Before adopting this tool, evaluate whether it fits your team's existing workflow. Read the official documentation thoroughly, and start with a small proof-of-concept rather than a full migration. Community forums, GitHub issues, and Stack Overflow are valuable resources when you encounter edge cases not covered in the documentation.

Frequently Asked Questions

How does Zola compare to Hugo?+

Both are fast, single-binary static site generators. Hugo uses Go templates and has a larger theme ecosystem. Zola uses Tera templates and includes built-in Sass compilation and search index generation. Zola has a simpler configuration model.

Does Zola support Sass/SCSS?+

Yes. Zola compiles Sass and SCSS files natively without any additional tools. Place your .scss files in the sass/ directory and Zola processes them automatically during build.

Can Zola generate a search index?+

Yes.
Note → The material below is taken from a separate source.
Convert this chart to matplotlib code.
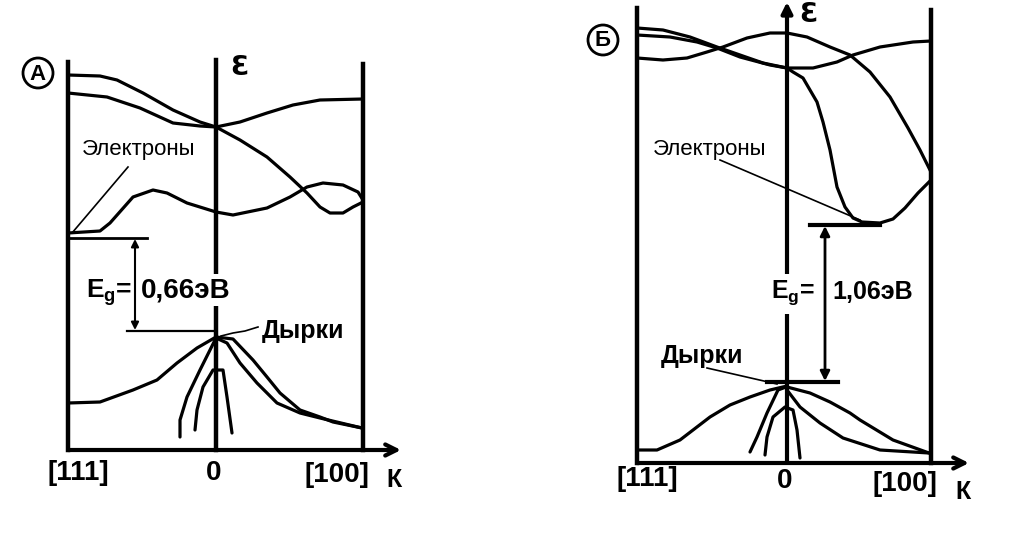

Zola generates a search index in JSON format that you can use with a client-side search library like elasticlunr.js. Enable it in config.toml with build_search_index = true.

What template engine does Zola use?+

Zola uses Tera, a Jinja2-inspired template engine written in Rust. It supports template inheritance, macros, filters, and conditional logic. The syntax is similar to Jinja2 and Django templates.

How fast is Zola compared to other generators?+

Zola builds typical sites in under 100ms. For a site with 1,000 pages, build times are usually under 1 second. This is comparable to Hugo and significantly faster than Jekyll, Gatsby, or Next.js static export.